**RAW DATA**
______________________________

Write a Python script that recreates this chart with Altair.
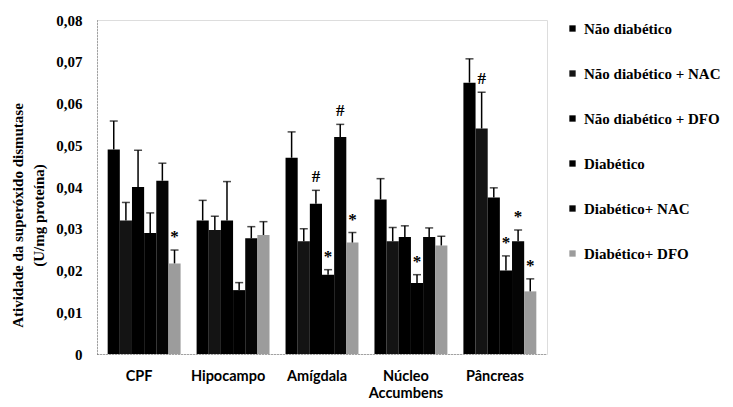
import altair as alt
import pandas as pd

groups = ["CPF", "Hipocampo", "Amígdala", "Núcleo Accumbens", "Pâncreas"]
series = ["Não diabético", "Não diabético + NAC", "Não diabético + DFO",
          "Diabético", "Diabético+ NAC", "Diabético+ DFO"]
colors = ["#000000", "#141414", "#000000", "#000000", "#050505", "#9c9c9c"]

# mean values per series (order of groups)
nd = [0.049, 0.032, 0.047, 0.037, 0.065]
nd_nac = [0.032, 0.0297, 0.027, 0.027, 0.054]
nd_dfo = [0.040, 0.032, 0.036, 0.028, 0.0375]
d = [0.029, 0.0153, 0.019, 0.017, 0.020]
d_nac = [0.0415, 0.0277, 0.052, 0.028, 0.027]
d_dfo = [0.0217, 0.0285, 0.0267, 0.026, 0.015]

# error bar upper extents (above the mean)
nd_err = [0.0068, 0.0048, 0.0062, 0.005, 0.0057]
nd_nac_err = [0.0043, 0.0033, 0.003, 0.0033, 0.0087]
nd_dfo_err = [0.0088, 0.0093, 0.0032, 0.0027, 0.0023]
d_err = [0.0048, 0.0018, 0.0012, 0.002, 0.0035]
d_nac_err = [0.0042, 0.0028, 0.003, 0.0022, 0.0027]
d_dfo_err = [0.0032, 0.0032, 0.0024, 0.0022, 0.003]

# significance marks
nd_mark = ["", "", "", "", ""]
nd_nac_mark = ["", "", "", "", "#"]
nd_dfo_mark = ["", "", "#", "", ""]
d_mark = ["", "", "*", "*", "*"]
d_nac_mark = ["", "", "#", "", "*"]
d_dfo_mark = ["*", "", "*", "", "*"]

means = [nd, nd_nac, nd_dfo, d, d_nac, d_dfo]
errs = [nd_err, nd_nac_err, nd_dfo_err, d_err, d_nac_err, d_dfo_err]
marks = [nd_mark, nd_nac_mark, nd_dfo_mark, d_mark, d_nac_mark, d_dfo_mark]

rows = []
for s, m, e, k in zip(series, means, errs, marks):
    for i, g in enumerate(groups):
        rows.append({"group": g, "series": s, "mean": m[i],
                     "upper": m[i] + e[i], "mark": k[i]})
df = pd.DataFrame(rows)

serif = "'Liberation Serif', 'Times New Roman', Times, serif"
sans = "Lato, 'Open Sans', sans-serif"

x = alt.X("group:N", sort=groups,
          scale=alt.Scale(paddingInner=0.18, paddingOuter=0.12),
          axis=alt.Axis(title=None, labelAngle=0, labelFont=sans,
                        labelFontWeight="bold", labelFontSize=14.5,
                        labelColor="black", labelPadding=15, tickSize=0,
                        labelOffset=-5,
                        domainDash=[1, 2], domainColor="#666",
                        labelLineHeight=17,
                        labelExpr="datum.value == 'Núcleo Accumbens' ? ['Núcleo', 'Accumbens'] : datum.value"))
xo = alt.XOffset("series:N", sort=series,
                 scale=alt.Scale(paddingInner=0, paddingOuter=0))
yvals = [0, 0.01, 0.02, 0.03, 0.04, 0.05, 0.06, 0.07, 0.08]
y = alt.Y("mean:Q", scale=alt.Scale(domain=[0, 0.08], nice=False),
          axis=alt.Axis(values=yvals, grid=False, tickSize=0,
                        title=["Atividade da superóxido dismutase", "(U/mg proteína)"],
                        titleFont=serif, titleFontWeight="bold", titleFontSize=15,
                        titleColor="black", titleLineHeight=21,
                        titleX=-87, titleY=195, titleAngle=-90,
                        titleBaseline="top", titleAlign="center",
                        labelFont=serif, labelFontWeight="bold", labelFontSize=15,
                        labelColor="black", labelPadding=15,
                        domainDash=[1, 2], domainColor="#666",
                        labelExpr="datum.value == 0 ? '0' : replace(format(datum.value, '.2f'), '.', ',')"))

color = alt.Color("series:N", sort=series,
                  scale=alt.Scale(domain=series, range=colors),
                  legend=alt.Legend(title=None, orient="none", legendX=468, legendY=1,
                                    symbolType="square", symbolSize=40,
                                    symbolStrokeWidth=0, padding=0,
                                    labelFont=serif, labelFontSize=15,
                                    labelFontWeight="bold", labelColor="black",
                                    rowPadding=29, labelOffset=4, labelLimit=200))

base = alt.Chart(df)
bars = base.mark_bar().encode(x=x, xOffset=xo, y=y, color=color)
rules = base.mark_rule(color="black", strokeWidth=1.5).encode(
    x=x, xOffset=xo, y="mean:Q", y2="upper:Q")
caps = base.mark_tick(color="black", thickness=1.5, size=8).encode(
    x=x, xOffset=xo, y="upper:Q")
texts = base.mark_text(dy=-13, font=serif, fontWeight="bold", fontSize=17,
                       color="black").encode(
    x=x, xOffset=xo, y="upper:Q", text="mark:N")

chart = alt.layer(bars, rules, caps, texts).properties(
    width=450, height=334,
    autosize=alt.AutoSizeParams(type="none"),
    padding={"left": 89, "top": 12, "right": 175, "bottom": 45},
).configure_view(stroke=None).configure(background="white")

chart.save("out.html", embed_options={"renderer": "svg", "actions": False})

______________________________

**STATED TASK**
Skip every picture and return the lines above from the top through the one that contains "d_dfo = [0.0217, 0.0285, 0.0267, 0.026, 0.015]".

**RESPONSE TO THIS EXERCISE**
Write a Python script that recreates this chart with Altair.
import altair as alt
import pandas as pd

groups = ["CPF", "Hipocampo", "Amígdala", "Núcleo Accumbens", "Pâncreas"]
series = ["Não diabético", "Não diabético + NAC", "Não diabético + DFO",
          "Diabético", "Diabético+ NAC", "Diabético+ DFO"]
colors = ["#000000", "#141414", "#000000", "#000000", "#050505", "#9c9c9c"]

# mean values per series (order of groups)
nd = [0.049, 0.032, 0.047, 0.037, 0.065]
nd_nac = [0.032, 0.0297, 0.027, 0.027, 0.054]
nd_dfo = [0.040, 0.032, 0.036, 0.028, 0.0375]
d = [0.029, 0.0153, 0.019, 0.017, 0.020]
d_nac = [0.0415, 0.0277, 0.052, 0.028, 0.027]
d_dfo = [0.0217, 0.0285, 0.0267, 0.026, 0.015]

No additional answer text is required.